Drug trafficking in Central America may be directly affecting not only human lives, but also forests, as drug cartels illegally cut down trees to make secret roads and fake farms to support their operations.

Directly under risk are the ecologically important rainforests in Central America. This phenomenon is made worse when drug traffickers bribe officials to look the other way, while they acquire local land and then convert them into plantations and ranches as a cover for their money laundering and drug trafficking businesses.

A new policy paper published in the online journal Science , with Kendra McSweeney as lead author, reveals that in the Honduras alone, between 2007 and 2011, deforestation rates increased fourfold, and the spike coincided with reports of increased cocaine shipments within the country. Guatemala and Nicaragua have also been notable for having very high deforestation rates since 2000, and they are well-known for being embroiled in a battle against drug cartels for a long time.

The study was done on a grant from National Geographic. McSweeney told National Geographic that she "wondered who had the money and impunity to do that, and when we looked into it we found that the answer was narco-traffickers. The flow of drugs through the region resulted in ecological devastation."

However, McSweeney, who has been studying the Honduras for over 20 years, also said that the rapid deforestation in Latin America cannot be completely attributed to drug trafficking. She also factored in the impacts from the construction and usage of dams and roads, urban development encroaching into forest lands, the need to convert forests into farms, and the presence of illegal logging.

McSweeney did stress that drug trafficking was accelerating the clearing of important rainforests that are important for ecological sustainability. Thus, her research encourages scientists, specifically biologists and ecological workers, to rethink the idea that drug policy has nothing to do with science, and that winning the war on drugs may yield important benefits, ecology-wise.

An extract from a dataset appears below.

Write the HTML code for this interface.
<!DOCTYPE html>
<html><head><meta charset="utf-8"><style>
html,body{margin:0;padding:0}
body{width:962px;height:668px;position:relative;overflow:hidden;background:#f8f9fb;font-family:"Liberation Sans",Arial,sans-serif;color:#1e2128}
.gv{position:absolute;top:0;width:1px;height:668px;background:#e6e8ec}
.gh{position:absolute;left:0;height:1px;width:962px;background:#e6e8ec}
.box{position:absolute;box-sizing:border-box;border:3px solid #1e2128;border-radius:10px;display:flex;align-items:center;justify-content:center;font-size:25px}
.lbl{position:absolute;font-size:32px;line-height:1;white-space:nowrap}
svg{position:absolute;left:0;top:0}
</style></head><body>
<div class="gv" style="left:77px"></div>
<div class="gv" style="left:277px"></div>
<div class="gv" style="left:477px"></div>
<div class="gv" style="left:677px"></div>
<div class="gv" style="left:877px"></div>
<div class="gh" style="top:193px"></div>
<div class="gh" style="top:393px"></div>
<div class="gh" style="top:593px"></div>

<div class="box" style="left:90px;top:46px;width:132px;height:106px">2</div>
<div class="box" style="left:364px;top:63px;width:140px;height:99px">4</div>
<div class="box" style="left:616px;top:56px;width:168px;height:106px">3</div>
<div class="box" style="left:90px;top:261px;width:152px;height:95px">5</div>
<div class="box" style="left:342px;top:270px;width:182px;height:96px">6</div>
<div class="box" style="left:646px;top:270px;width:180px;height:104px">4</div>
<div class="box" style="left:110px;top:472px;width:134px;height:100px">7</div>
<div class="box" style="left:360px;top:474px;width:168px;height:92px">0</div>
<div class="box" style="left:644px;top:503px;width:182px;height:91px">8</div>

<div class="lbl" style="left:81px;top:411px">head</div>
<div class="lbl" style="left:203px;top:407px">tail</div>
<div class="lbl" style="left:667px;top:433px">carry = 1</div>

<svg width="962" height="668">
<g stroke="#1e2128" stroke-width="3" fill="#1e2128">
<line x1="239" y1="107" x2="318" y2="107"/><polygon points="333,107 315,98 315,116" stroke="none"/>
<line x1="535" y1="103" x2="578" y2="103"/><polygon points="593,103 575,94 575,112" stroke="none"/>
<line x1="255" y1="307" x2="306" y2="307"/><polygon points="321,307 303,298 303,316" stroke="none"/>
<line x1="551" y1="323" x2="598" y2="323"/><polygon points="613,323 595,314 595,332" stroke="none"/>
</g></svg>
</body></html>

Unfortunately, proving the connection between drug trafficking and deforestation is easier said than done, since drug money has largely hushed government officials. Nevertheless, governments see that a possible solution to this problem would be to decriminalize certain degrees of drug possession. Experiments in legalizing marijuana are ongoing in Colorado and Washington as well as Uruguay in South America. The Colombian government has already decriminalized possession of personal doses of drugs. How effective this will be in controlling both drug trafficking and deforestation, though, remains to be seen.